I was willing to buy into the narrative of everyone being nice on the LOTR documentary simply because I was in love with the films, so watching the documentaries was like carrying on the celebration of their glorious existance. Watching this documentary with a slightly cooler head meant I could have more fun trying to see where the documentary was being straight and where we were being told a story.

There's a great moment during the art department's commentary on The Two Towers (yes I listened to it) during the bit when Merry and Pippin are about to be eaten by Orcs when one of the artists, meekly and almost embarrassedly, suddenly feels he has to pipe up about the stupidity of the line 'Meat's back on the menu boys!'. 'But Orcs don't even have menus!' he says (roughly. Don't make me listen to it again to get the exact quote). It's a wonderful humanising moment of dissent, and something I wanted more of from this documentary.
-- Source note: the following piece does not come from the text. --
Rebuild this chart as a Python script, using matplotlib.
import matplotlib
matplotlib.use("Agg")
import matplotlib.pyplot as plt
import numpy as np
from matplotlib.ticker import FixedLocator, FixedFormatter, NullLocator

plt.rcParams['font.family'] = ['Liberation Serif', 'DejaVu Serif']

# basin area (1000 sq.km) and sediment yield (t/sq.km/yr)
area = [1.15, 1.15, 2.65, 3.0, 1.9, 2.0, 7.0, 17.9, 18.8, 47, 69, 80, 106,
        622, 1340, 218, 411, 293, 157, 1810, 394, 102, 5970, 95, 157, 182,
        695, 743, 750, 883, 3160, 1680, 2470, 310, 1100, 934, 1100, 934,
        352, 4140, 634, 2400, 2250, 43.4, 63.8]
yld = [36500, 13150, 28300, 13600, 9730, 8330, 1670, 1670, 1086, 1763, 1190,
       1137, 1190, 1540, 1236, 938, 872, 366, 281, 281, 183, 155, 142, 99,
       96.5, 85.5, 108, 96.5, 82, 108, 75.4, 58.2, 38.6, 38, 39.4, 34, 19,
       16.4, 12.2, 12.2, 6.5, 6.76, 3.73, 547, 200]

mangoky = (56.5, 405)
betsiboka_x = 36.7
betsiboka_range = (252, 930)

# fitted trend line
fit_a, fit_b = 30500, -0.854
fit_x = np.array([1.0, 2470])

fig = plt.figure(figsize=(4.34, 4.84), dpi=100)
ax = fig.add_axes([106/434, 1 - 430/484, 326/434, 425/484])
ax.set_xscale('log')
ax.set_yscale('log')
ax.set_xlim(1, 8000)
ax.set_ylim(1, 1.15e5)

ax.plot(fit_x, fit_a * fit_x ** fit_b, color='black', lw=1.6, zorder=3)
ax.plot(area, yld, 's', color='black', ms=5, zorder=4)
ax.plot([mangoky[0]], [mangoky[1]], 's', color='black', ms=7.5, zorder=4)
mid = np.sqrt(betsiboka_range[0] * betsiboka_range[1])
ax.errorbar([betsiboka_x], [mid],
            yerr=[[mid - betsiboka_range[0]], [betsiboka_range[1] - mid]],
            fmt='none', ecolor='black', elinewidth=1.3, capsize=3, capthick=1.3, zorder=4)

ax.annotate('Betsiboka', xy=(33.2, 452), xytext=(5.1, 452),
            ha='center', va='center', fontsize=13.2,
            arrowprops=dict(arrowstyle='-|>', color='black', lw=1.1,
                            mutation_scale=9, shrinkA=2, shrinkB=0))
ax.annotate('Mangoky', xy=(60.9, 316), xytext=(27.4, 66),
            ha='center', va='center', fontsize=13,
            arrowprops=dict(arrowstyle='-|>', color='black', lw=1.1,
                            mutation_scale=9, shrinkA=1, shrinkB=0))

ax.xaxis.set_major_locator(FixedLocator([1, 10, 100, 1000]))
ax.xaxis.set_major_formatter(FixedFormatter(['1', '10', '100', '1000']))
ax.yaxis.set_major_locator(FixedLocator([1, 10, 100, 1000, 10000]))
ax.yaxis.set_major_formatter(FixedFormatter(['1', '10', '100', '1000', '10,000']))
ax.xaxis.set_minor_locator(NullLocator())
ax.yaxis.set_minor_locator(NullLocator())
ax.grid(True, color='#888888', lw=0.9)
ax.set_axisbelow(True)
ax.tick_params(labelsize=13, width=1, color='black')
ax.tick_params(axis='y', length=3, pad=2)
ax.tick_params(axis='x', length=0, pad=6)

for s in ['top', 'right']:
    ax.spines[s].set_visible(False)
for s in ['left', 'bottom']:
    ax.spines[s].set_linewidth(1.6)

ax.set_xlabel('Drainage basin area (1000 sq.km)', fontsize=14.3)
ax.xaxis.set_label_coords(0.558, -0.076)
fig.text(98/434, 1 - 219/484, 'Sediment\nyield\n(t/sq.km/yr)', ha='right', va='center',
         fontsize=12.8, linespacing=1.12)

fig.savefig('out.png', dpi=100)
I wasn't there, of course, and I've never met Jackson or any of the other people involved and, while it is fair to say he is a very shrewd operator underneath the hairy amiability (let's see how this Hobbit thing plays out, shall we), there's no reason to think he is not a thoroughly nice man. I certainly want him to be, having been a fan since Bad Taste. Watching the carefully smoothed veneer of the narrative start to crack is always fun though, as is seeing the line between documentary and PR puff piece.
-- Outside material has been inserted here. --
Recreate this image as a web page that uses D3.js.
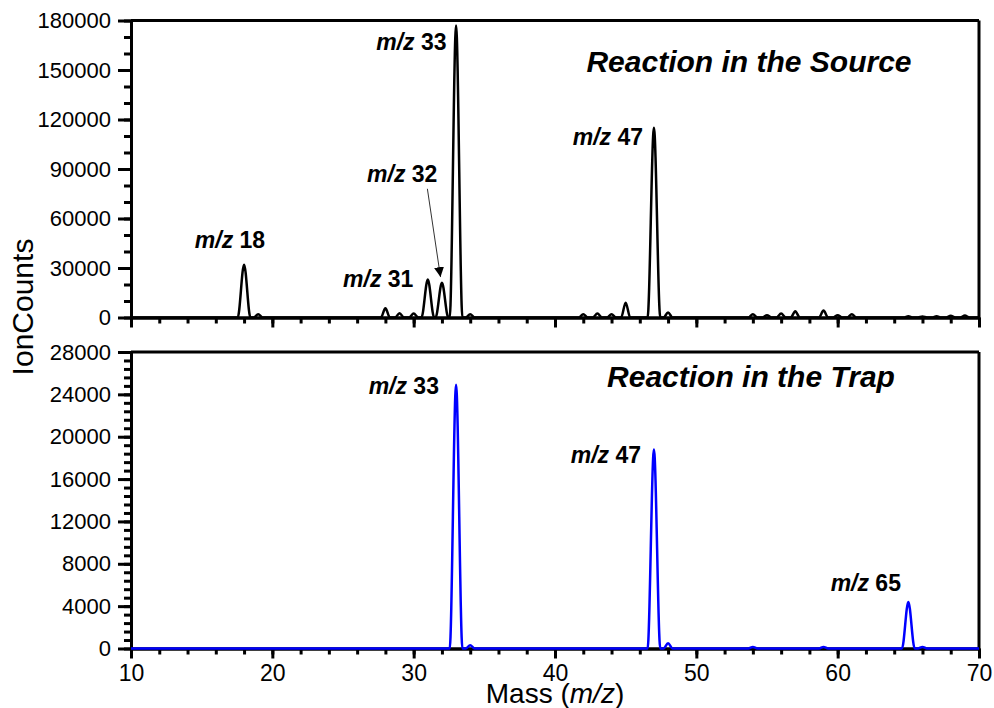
<!DOCTYPE html>
<html>
<head>
<meta charset="utf-8">
<script src="https://cdn.jsdelivr.net/npm/d3@7"></script>
<style>
  body { margin: 0; background: #fff; }
  svg { font-family: "Liberation Sans", Arial, sans-serif; }
  .axis path, .axis line { stroke: #000; stroke-width: 3; }
  .axis text { font-size: 22px; fill: #000; }
  .note { font-size: 23px; font-weight: bold; }
  .title { font-size: 30px; font-weight: bold; font-style: italic; }
</style>
</head>
<body>
<script>
// peak centroids (mass, ion counts)
var sourceMz = [18, 19, 28, 29, 30, 31, 32, 33, 34, 42, 43, 44, 45, 47, 48, 54, 55, 56, 57, 59, 60, 61, 65, 66, 67, 68, 69];
var sourceCounts = [32000, 2000, 5600, 2600, 2400, 23000, 21000, 177000, 2000, 2000, 2400, 2000, 9000, 115000, 3000, 2000, 1400, 2400, 3800, 4200, 1400, 2000, 800, 600, 800, 1000, 1200];

var trapMz = [33, 34, 47, 48, 54, 59, 65, 66];
var trapCounts = [24900, 300, 18800, 500, 150, 150, 4400, 150];

// tick values
var xMajor = [10, 20, 30, 40, 50, 60, 70];
var topMajor = [0, 30000, 60000, 90000, 120000, 150000, 180000];
var bottomMajor = [0, 4000, 8000, 12000, 16000, 20000, 24000, 28000];

// labels: [text number, mass at right edge, counts at baseline]
var sourceNotes = [["33", 32.33, 162000], ["32", 31.68, 82000], ["31", 29.98, 18500], ["18", 19.49, 42000], ["47", 46.23, 104500]];
var trapNotes = [["33", 31.79, 24000], ["47", 46.09, 17500], ["65", 64.48, 5400]];

var svg = d3.select("body").append("svg")
  .attr("width", 994)
  .attr("height", 708);

var x = d3.scaleLinear().domain([10, 70]).range([131, 979]);
var yTop = d3.scaleLinear().domain([0, 180000]).range([317.5, 20.5]);
var yBot = d3.scaleLinear().domain([0, 28000]).range([648.5, 352]);

// turn peak list into a profile: zero baseline either side of each peak
function profile(mz, counts, big) {
  var pts = [[10, 0]];
  mz.forEach(function(m, i) {
    var w = counts[i] > big ? 0.45 : 0.32;
    pts.push([m - w, 0], [m, counts[i]], [m + w, 0]);
  });
  pts.push([70, 0]);
  return pts;
}

function panel(y, major, minorStep, showX) {
  var g = svg.append("g");

  // frame top and right
  g.append("line").attr("x1", x(10)).attr("x2", x(70))
    .attr("y1", y.range()[1]).attr("y2", y.range()[1])
    .attr("stroke", "#000").attr("stroke-width", 3);
  g.append("line").attr("x1", x(70)).attr("x2", x(70))
    .attr("y1", y.range()[1]).attr("y2", y.range()[0])
    .attr("stroke", "#000").attr("stroke-width", 3);

  // y axis
  g.append("g").attr("class", "axis")
    .attr("transform", `translate(${x(10)},0)`)
    .call(d3.axisLeft(y).tickValues(d3.range(0, y.domain()[1] + 1, minorStep))
      .tickSize(7).tickSizeOuter(0).tickFormat(""));
  g.append("g").attr("class", "axis")
    .attr("transform", `translate(${x(10)},0)`)
    .call(d3.axisLeft(y).tickValues(major).tickSize(13).tickSizeOuter(0)
      .tickPadding(7).tickFormat(d3.format("d")));

  // x axis
  g.append("g").attr("class", "axis")
    .attr("transform", `translate(0,${y(0)})`)
    .call(d3.axisBottom(x).tickValues(d3.range(10, 71, 2)).tickSize(6).tickSizeOuter(0).tickFormat(""));
  var xa = d3.axisBottom(x).tickValues(xMajor).tickSize(10).tickSizeOuter(0).tickPadding(6);
  if (!showX) xa.tickFormat("");
  g.append("g").attr("class", "axis xlab")
    .attr("transform", `translate(0,${y(0)})`)
    .call(xa);
  return g;
}

panel(yTop, topMajor, 10000, false);
panel(yBot, bottomMajor, 800, true);

svg.selectAll(".xlab text").style("font-size", "23px");

// traces
svg.append("path")
  .datum(profile(sourceMz, sourceCounts, 15000))
  .attr("fill", "none")
  .attr("stroke", "#000")
  .attr("stroke-width", 2.5)
  .attr("d", d3.line().x(d => x(d[0])).y(d => yTop(d[1])).curve(d3.curveMonotoneX));

svg.append("path")
  .datum(profile(trapMz, trapCounts, 1000))
  .attr("fill", "none")
  .attr("stroke", "#0000ff")
  .attr("stroke-width", 2.5)
  .attr("d", d3.line().x(d => x(d[0])).y(d => yBot(d[1])).curve(d3.curveMonotoneX));

// peak labels
function notes(list, y) {
  list.forEach(function(n) {
    var t = svg.append("text").attr("class", "note")
      .attr("x", x(n[1])).attr("y", y(n[2]))
      .attr("text-anchor", "end");
    t.append("tspan").style("font-style", "italic").text("m/z");
    t.append("tspan").text(" " + n[0]);
  });
}
notes(sourceNotes, yTop);
notes(trapNotes, yBot);

// arrow to m/z 32
svg.append("defs").append("marker")
  .attr("id", "head")
  .attr("viewBox", "0 0 10 10")
  .attr("refX", 10).attr("refY", 5)
  .attr("markerWidth", 10).attr("markerHeight", 10)
  .attr("markerUnits", "userSpaceOnUse")
  .attr("orient", "auto")
  .append("path").attr("d", "M0,0L10,5L0,10Z").attr("fill", "#000");

svg.append("line")
  .attr("x1", x(30.97)).attr("y1", yTop(78000))
  .attr("x2", x(31.9)).attr("y2", yTop(24500))
  .attr("stroke", "#333").attr("stroke-width", 1)
  .attr("marker-end", "url(#head)");

// panel titles
svg.append("text").attr("class", "title")
  .attr("x", 749).attr("y", 72).attr("text-anchor", "middle")
  .text("Reaction in the Source");
svg.append("text").attr("class", "title")
  .attr("x", 751).attr("y", 387).attr("text-anchor", "middle")
  .text("Reaction in the Trap");

// axis titles
var xt = svg.append("text")
  .attr("x", 555).attr("y", 703)
  .attr("text-anchor", "middle")
  .style("font-size", "28px");
xt.append("tspan").text("Mass (");
xt.append("tspan").style("font-style", "italic").text("m/z");
xt.append("tspan").text(")");

svg.append("text")
  .attr("transform", "translate(33,307) rotate(-90)")
  .attr("text-anchor", "middle")
  .style("font-size", "30px")
  .text("IonCounts");
</script>
</body>
</html>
The deleted scenes are all predictably pretty good but disposable. You may each find some little tid-bit you wish was back in the film, but I imagine it will be a different bit for each person. The bloopers are kind of funny, there's a short film the cast made on set that is funnier, and the barely hidden easter egg is a 'lost' production diary that ends with a genuine LOL. The 1996 and 2005 scripts are both included too if you really, really haven't got anything better to do.

The other main extra is the commentary, of which there is only one, between Peter Jackson and co-writer Philippa Boyens. It's reasonably informative, works hard not to repeat subjects covered in the documentary and is as amiable as ever. Peter does seem a little defensive in this one though. He keeps returning to the length of the 1st act, talking about wanting to add drama and add tension. He keeps saying variations on 'there are parts of this that are really good', so implying but not saying that there are bits that decidedly aren't. He even seems to question the Bronto stampede, before Philippa comes to it's defence saying she loves it.


Am I reading stuff in? Possibly, but Peter Jackson is at a very interesting stage of his career right now. He's risen to the very top of the game. Where does he go now? Become a super-producer? Go back to smaller films? Carry on making sfx adventure blockbusters? There's evidence for all of them at the moment, so you can't help but look for clues. Is this defensiveness and need for a 'everything's great' narrative suggestive of a man who, given the keys to the kingdom and surrounded by 'yes' men, has lost his way into self-indulgent and childish sfx bloat? Or is this a man quietly admitting to himself that there are problems with his dream project? That maybe he knows he's had his fun with the CGI and now he needs to step back a bit? I hope it is the latter, as that bodes well for the future films from one of my favourite directors. It would also say a great deal about him if he could admit those mis-steps. You try being objective about something you've created. Now try it with a project you've dreamed about since you were twelve. I wish Peter Jackson the best of luck, if only for the selfish reason of not wanting to sit through too many more three hour bum-numbers.

My advice is to ignore this DVD for now. You'll find it reduced in price within six months, remember that bit when Kong starts laughing at Anna Darrow's falling over routine and decide to buy it then. It's a well made, thorough set of disks that will take a week to get through, and you'll probably be in a more forgiving mood over the film's weaknesses. Just remember to keep your finger on the 'chapter skip' button.